Creí comprender de sus palabras que el oficio de servidor del templo de Salus podría ser productivo. Pero hasta ahora Salus no me había hablado de ello en ninguna ocasión. Por el camino, decidí comentarle el asunto esa misma mañana.
Cuando llegué la encontré en el jardín exterior, despidiendo a uno de los fieles. La llevé aparte y le hablé con franqueza:
—He estado en la escuela de Junio Casio, ya te dije que iría a hablar con él.
—¿Qué te ha dicho?
—Que me admitiría si consigo el dinero suficiente. Pero eso no es todo. Me ha insinuado que yo podría ocupar en el templo el lugar del joven asesinado. Es más, él ha creído que yo ya ocupaba dicho cargo.

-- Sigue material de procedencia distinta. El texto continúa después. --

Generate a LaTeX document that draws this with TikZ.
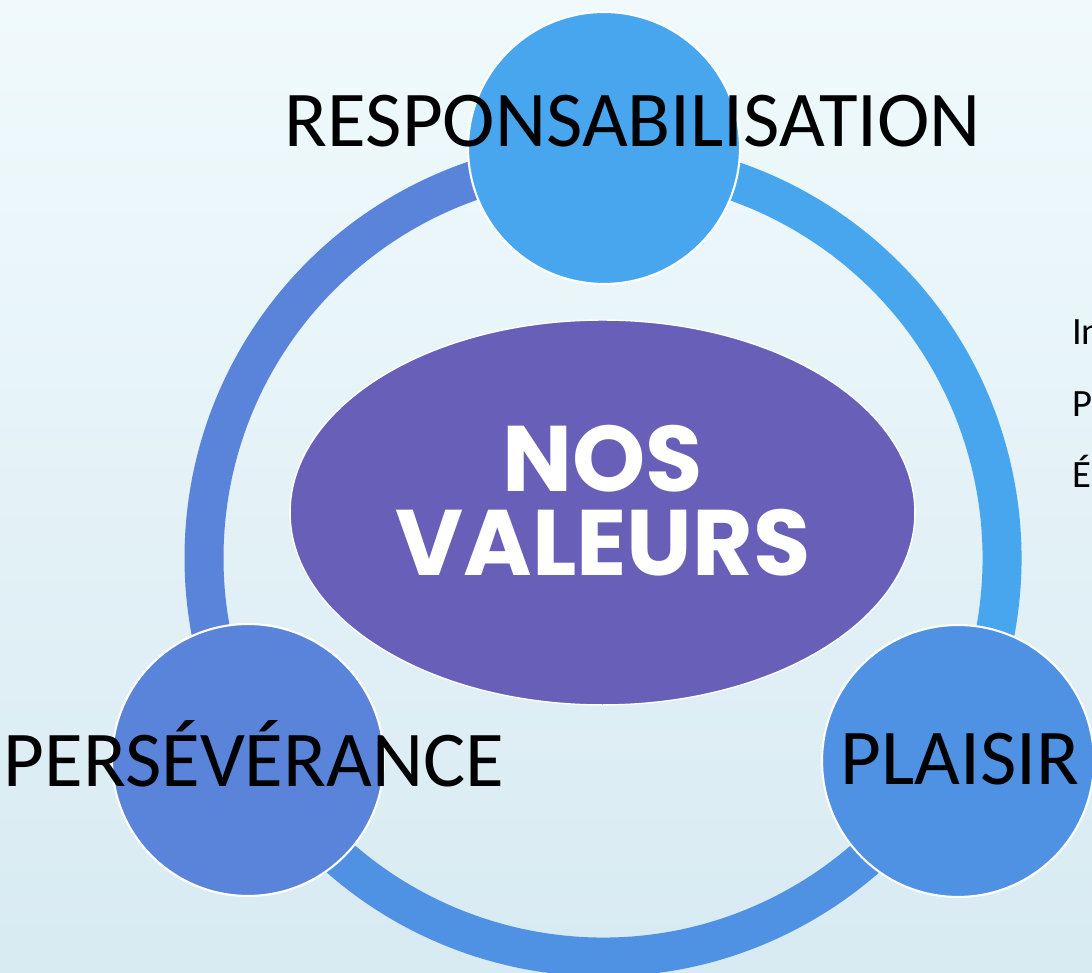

A Salus se le iluminó el rostro. Me abrazó sin ocultar su alegría y exclamó:
—¡Ha sido el dios! Cuando te vi aquella noche, todo magullado y con la cara cubierta de sangre, supe que era un signo. Después, cuando limpié las heridas y vi tu rostro fue como si el mismo dios me hablase. Ahora mismo mandaré dar aviso al sacerdote y tú y yo iremos a verlo esta misma tarde.
El sacerdote vivía en la isla tiberina. En cuanto me conoció alabó mi belleza y se entusiasmó con la idea.

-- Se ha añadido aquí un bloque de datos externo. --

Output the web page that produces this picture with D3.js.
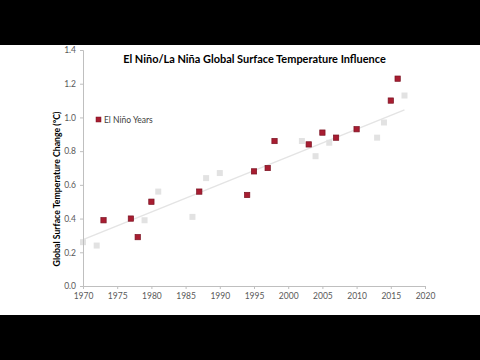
<!DOCTYPE html>
<html><head><meta charset="utf-8">
<script src="https://cdn.jsdelivr.net/npm/d3@7/dist/d3.min.js"></script>
<style>html,body{margin:0;padding:0;background:#000;} svg{display:block;}</style>
</head><body><svg id="c" width="480" height="360"></svg>
<script>
const elNinoYears = [1973,1977,1978,1980,1987,1994,1995,1997,1998,2003,2005,2007,2010,2015,2016];
const elNinoValues = [0.39,0.40,0.29,0.50,0.56,0.54,0.68,0.70,0.86,0.84,0.91,0.88,0.93,1.10,1.23];
const otherYears = [1970,1972,1979,1981,1986,1988,1990,2002,2004,2006,2013,2014,2017];
const otherValues = [0.26,0.24,0.39,0.56,0.41,0.64,0.67,0.86,0.77,0.85,0.88,0.97,1.13];
const trendYears = [1970,2017];
const trendValues = [0.275,1.045];
const xTicks = [1970,1975,1980,1985,1990,1995,2000,2005,2010,2015,2020];
const yTicks = [0,0.2,0.4,0.6,0.8,1.0,1.2,1.4];
const titleText = "El Niño/La Niña Global Surface Temperature Influence";
const yTitle = "Global Surface Temperature Change (°C)";
const legendLabel = "El Niño Years";

const svg = d3.select("#c");
svg.append("rect").attr("x",0).attr("y",45).attr("width",480).attr("height",270).attr("fill","#fff");

const x = d3.scaleLinear().domain([1970,2020]).range([83,425]);
const y = d3.scaleLinear().domain([0,1.4]).range([286,50]);
const font = "Lato, 'Open Sans', sans-serif";

// trend line
svg.append("line")
  .attr("x1",x(trendYears[0])).attr("y1",y(trendValues[0]))
  .attr("x2",x(trendYears[1])).attr("y2",y(trendValues[1]))
  .attr("stroke","#e4e4e4").attr("stroke-width",1.5);

const s = 6;
svg.append("g").selectAll("rect").data(otherYears.map((d,i)=>[d,otherValues[i]]))
  .join("rect")
  .attr("x",d=>x(d[0])-s/2).attr("y",d=>y(d[1])-s/2)
  .attr("width",s).attr("height",s).attr("fill","#e2e2e2");

svg.append("g").selectAll("rect").data(elNinoYears.map((d,i)=>[d,elNinoValues[i]]))
  .join("rect")
  .attr("x",d=>x(d[0])-s/2+0.35).attr("y",d=>y(d[1])-s/2+0.35)
  .attr("width",s-0.7).attr("height",s-0.7).attr("fill","#a81d31")
  .attr("stroke","#7a1222").attr("stroke-width",0.7);

// axes
const xa = svg.append("g").attr("transform","translate(0,286)")
  .call(d3.axisBottom(x).tickValues(xTicks).tickFormat(d3.format("d")).tickSize(3).tickPadding(4));
const ya = svg.append("g").attr("transform","translate(83,0)")
  .call(d3.axisLeft(y).tickValues(yTicks).tickFormat(d3.format(".1f")).tickSize(3).tickPadding(4));
[xa,ya].forEach(a=>{
  a.select(".domain").attr("stroke","#bfbfbf");
  a.selectAll(".tick line").attr("stroke","#bfbfbf");
  a.selectAll(".tick text").attr("fill","#595959").style("font-family",font).style("font-size","8.5px");
});

// title
const t = svg.append("text").attr("x",254.5).attr("y",63).attr("text-anchor","middle")
  .style("font-family",font).style("font-weight","bold").style("font-size","12px").attr("fill","#000")
  .text(titleText);
const tw = t.node().getComputedTextLength();
t.style("font-size",(12*263/tw)+"px");

// y title
const yt = svg.append("text").attr("transform","translate(60,189) rotate(-90)").attr("text-anchor","middle")
  .style("font-family",font).style("font-weight","bold").style("font-size","9px").attr("fill","#000")
  .text(yTitle);
const yw = yt.node().getComputedTextLength();
yt.style("font-size",(9*155/yw)+"px");

// legend
svg.append("rect").attr("x",96).attr("y",117).attr("width",5).attr("height",5)
  .attr("fill","#a81d31").attr("stroke","#7a1222").attr("stroke-width",0.5);
svg.append("text").attr("x",104).attr("y",122.5).style("font-family",font).style("font-size","8.5px")
  .attr("fill","#404040").text(legendLabel);
</script></body></html>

—Bien, bien —dijo—, hay muchos fieles que echan de menos la comunicación con el dios. Será bueno que tú, Salus, lo instruyas desde hoy mismo. Pero, recuerda, no quiero ningún error, ni que nadie salga descontento; ya hemos sufrido suficientes perjuicios con el anterior joven. Es muy importante la prudencia.
Así me convertí en el «joven del templo», como si aquel cargo me hubiera estado esperando. No obstante, no comprendía aquella forma de religión y no sabía todavía en qué consistiría más concretamente mi misión. Pero confiaba en Salus, que fue desde aquel día mi maestra.